Picking out the right furnace filter and changing it when it becomes dirty is as important to your HVAC system as changing the oil is to your car. Each plays a crucial part in keeping its system operating safely, efficiently and for a long time.

A dirty furnace filter loses its effectiveness, permitting potentially harmful particles to flow through your home. It also slows airflow, which can damage your furnace and reduce its life span.

Making sure your furnace uses a clean filter that is appropriate for your needs is not just about keeping your furnace working efficiently. It’s also about creating healthy indoor air quality for your household.

Your health is important to the heating and cooling pros at Everest Heating & Cooling. We've long been dedicated to bettering indoor air quality in Lansing. Here, we’ve answered frequent questions about HVAC filters, including that very tricky question of what direction do you point a filter in your furnace or air conditioner?

When Should I Replace My Furnace Air Filter?

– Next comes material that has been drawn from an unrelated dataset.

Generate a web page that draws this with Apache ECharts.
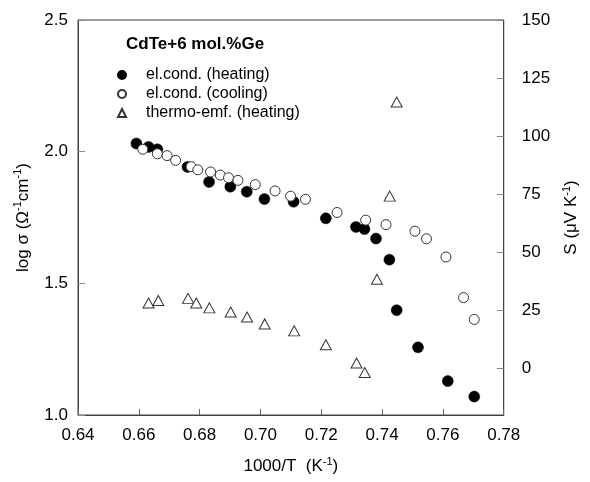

It's critical to replace dirty air filters in a furnace or air conditioner routinely. Dirt-clogged filters cause the system to worker harder than it should because it takes extra work to move air through the plugged-up filter.

Officials advise inspecting your furnace filter every month and replacing it if it’s dirty. You’ll know if it is dirty because it will filled with dirt or dust. People who have dogs and cats will likely want to replace their furnace air filter more often, because an effective air filter will trap pet hair circulating in a home.

Where Is the Air Filter in My Furnace?

In general, a furnace air filter is usually installed in the return air duct or blower compartment before the return air gets to the furnace. This ensures air entering the system is filtered before it passes through the furnace components and is heated.

Depending on the type of furnace, the filter may be positioned on the right, left, bottom or in some cases, on the inside of the furnace. It's typically housed in a slot, frame or cabinet for easy access and replacement. Always refer to your furnace's owner manual for facts regarding filter location of your particular brand and model of furnace.

Is My Furnace Filter Just a Type of Air Filter?

The easy answer is, yes. In HVAC, a furnace filter and an air filter or air conditioner filter are basically the same. While they might be called different things based on the current season— summer or winter—they are all filters that clean the air in your residence.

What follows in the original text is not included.